» **Exercise**
Find the lines below that contain the string "this". Copy each one.

» **Records supplied**
******************************

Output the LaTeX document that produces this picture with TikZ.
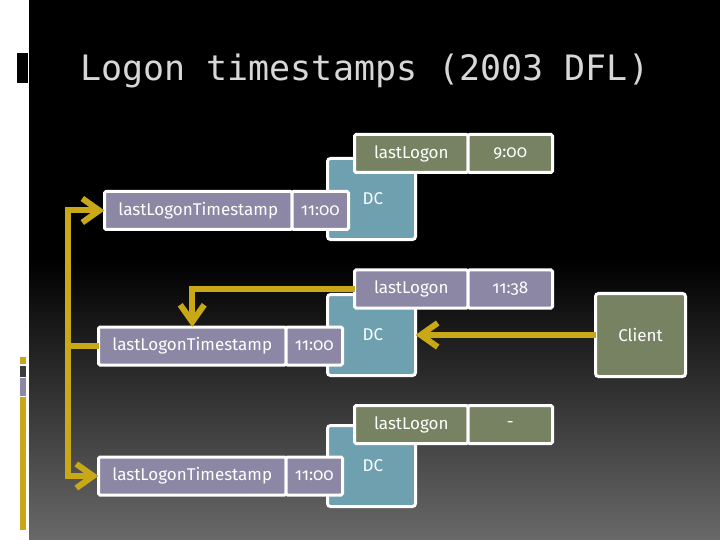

******************************

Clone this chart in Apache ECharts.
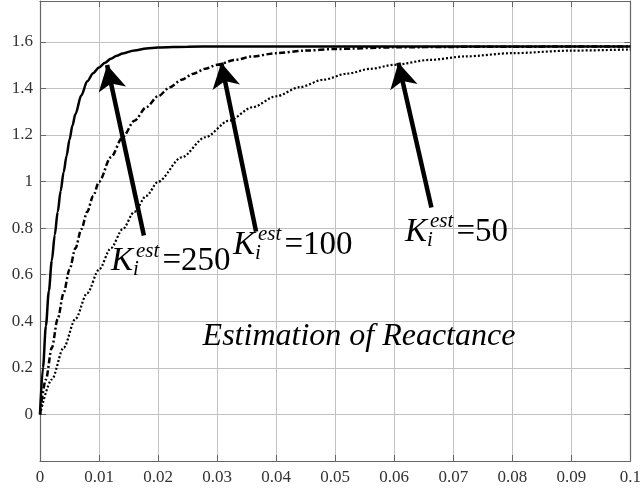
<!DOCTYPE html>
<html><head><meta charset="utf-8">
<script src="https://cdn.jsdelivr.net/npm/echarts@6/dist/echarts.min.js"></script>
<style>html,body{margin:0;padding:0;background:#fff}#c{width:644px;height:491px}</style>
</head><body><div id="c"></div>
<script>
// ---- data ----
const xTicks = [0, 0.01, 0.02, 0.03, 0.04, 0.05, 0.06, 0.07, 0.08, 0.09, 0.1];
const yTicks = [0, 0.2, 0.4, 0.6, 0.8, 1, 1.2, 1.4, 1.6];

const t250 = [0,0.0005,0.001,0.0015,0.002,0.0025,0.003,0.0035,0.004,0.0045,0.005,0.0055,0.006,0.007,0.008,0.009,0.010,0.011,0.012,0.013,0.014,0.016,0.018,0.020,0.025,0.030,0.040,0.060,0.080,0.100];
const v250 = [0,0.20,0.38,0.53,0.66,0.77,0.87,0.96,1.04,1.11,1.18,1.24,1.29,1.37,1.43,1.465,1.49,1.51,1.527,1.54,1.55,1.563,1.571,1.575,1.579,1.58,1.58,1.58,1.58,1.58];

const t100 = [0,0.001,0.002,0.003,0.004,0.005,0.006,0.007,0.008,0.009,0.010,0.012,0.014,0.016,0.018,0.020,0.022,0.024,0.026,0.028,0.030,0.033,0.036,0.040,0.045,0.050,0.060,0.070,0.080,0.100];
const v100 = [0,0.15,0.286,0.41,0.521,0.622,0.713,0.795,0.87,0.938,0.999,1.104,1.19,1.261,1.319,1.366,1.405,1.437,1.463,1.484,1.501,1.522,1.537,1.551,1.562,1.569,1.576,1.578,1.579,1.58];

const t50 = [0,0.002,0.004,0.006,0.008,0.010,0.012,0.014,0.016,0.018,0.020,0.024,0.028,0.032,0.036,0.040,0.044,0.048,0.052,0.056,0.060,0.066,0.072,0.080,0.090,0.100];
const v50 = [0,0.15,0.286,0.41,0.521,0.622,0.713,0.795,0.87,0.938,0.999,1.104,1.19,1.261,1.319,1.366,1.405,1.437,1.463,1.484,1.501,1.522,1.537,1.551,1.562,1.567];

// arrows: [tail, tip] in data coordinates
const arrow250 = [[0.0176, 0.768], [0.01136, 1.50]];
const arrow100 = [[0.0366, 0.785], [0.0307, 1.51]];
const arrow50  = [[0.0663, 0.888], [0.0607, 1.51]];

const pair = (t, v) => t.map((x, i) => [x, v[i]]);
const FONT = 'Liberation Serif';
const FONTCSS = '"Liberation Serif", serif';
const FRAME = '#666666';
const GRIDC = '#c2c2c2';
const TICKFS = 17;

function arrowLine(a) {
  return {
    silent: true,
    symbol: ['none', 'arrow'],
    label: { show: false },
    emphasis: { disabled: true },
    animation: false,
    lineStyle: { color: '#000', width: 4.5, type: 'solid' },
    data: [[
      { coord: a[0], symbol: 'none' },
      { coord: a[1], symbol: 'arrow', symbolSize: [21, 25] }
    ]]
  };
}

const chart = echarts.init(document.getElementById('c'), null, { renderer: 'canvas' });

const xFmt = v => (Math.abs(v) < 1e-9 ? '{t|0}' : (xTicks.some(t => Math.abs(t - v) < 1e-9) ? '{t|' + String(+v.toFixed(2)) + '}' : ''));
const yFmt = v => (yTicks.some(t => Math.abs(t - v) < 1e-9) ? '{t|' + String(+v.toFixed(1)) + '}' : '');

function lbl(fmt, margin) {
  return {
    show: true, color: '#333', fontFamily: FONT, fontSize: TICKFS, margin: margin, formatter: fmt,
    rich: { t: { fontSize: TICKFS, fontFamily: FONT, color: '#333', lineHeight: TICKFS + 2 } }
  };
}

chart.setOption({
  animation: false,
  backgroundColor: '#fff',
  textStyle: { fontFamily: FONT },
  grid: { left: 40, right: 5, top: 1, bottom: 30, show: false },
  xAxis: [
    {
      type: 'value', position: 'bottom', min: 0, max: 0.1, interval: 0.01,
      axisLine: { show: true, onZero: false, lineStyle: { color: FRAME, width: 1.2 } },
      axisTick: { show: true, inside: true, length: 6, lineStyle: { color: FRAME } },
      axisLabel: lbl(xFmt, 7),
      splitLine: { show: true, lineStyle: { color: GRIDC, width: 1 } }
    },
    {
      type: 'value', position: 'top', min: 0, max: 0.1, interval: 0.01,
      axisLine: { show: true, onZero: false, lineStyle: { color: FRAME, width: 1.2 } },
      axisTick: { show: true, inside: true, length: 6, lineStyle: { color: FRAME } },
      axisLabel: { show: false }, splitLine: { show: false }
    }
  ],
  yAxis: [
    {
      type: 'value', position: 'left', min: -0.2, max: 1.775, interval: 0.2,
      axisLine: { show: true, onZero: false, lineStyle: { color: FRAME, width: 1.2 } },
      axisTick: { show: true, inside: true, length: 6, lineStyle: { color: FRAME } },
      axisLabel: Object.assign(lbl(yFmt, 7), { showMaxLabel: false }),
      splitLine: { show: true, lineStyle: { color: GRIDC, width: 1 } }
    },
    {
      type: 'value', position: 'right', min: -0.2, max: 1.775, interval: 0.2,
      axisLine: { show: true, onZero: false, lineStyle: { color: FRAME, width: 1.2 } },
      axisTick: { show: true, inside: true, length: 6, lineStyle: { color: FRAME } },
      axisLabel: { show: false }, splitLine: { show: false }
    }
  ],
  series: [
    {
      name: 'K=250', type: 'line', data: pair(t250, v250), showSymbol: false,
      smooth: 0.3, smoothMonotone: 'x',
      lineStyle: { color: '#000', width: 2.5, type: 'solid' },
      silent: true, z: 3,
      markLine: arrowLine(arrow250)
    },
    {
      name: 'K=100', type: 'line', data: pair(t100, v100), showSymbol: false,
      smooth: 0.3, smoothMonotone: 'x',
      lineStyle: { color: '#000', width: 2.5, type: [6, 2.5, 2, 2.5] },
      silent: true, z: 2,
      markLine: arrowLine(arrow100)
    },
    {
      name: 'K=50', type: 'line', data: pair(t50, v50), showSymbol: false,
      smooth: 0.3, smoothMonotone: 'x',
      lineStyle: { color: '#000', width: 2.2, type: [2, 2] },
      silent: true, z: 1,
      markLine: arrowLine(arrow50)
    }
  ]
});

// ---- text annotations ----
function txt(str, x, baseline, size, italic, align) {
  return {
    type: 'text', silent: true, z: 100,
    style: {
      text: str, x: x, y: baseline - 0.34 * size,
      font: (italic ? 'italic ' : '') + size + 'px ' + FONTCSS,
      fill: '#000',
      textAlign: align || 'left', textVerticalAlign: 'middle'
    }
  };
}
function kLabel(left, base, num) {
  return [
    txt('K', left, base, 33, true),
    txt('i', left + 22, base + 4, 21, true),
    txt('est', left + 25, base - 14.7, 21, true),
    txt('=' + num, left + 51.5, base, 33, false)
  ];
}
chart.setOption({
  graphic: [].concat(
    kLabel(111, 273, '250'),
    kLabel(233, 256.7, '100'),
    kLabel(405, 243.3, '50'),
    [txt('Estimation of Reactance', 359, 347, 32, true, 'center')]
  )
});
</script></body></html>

******************************

» **Completed exercise**
Output the LaTeX document that produces this picture with TikZ.
Clone this chart in Apache ECharts.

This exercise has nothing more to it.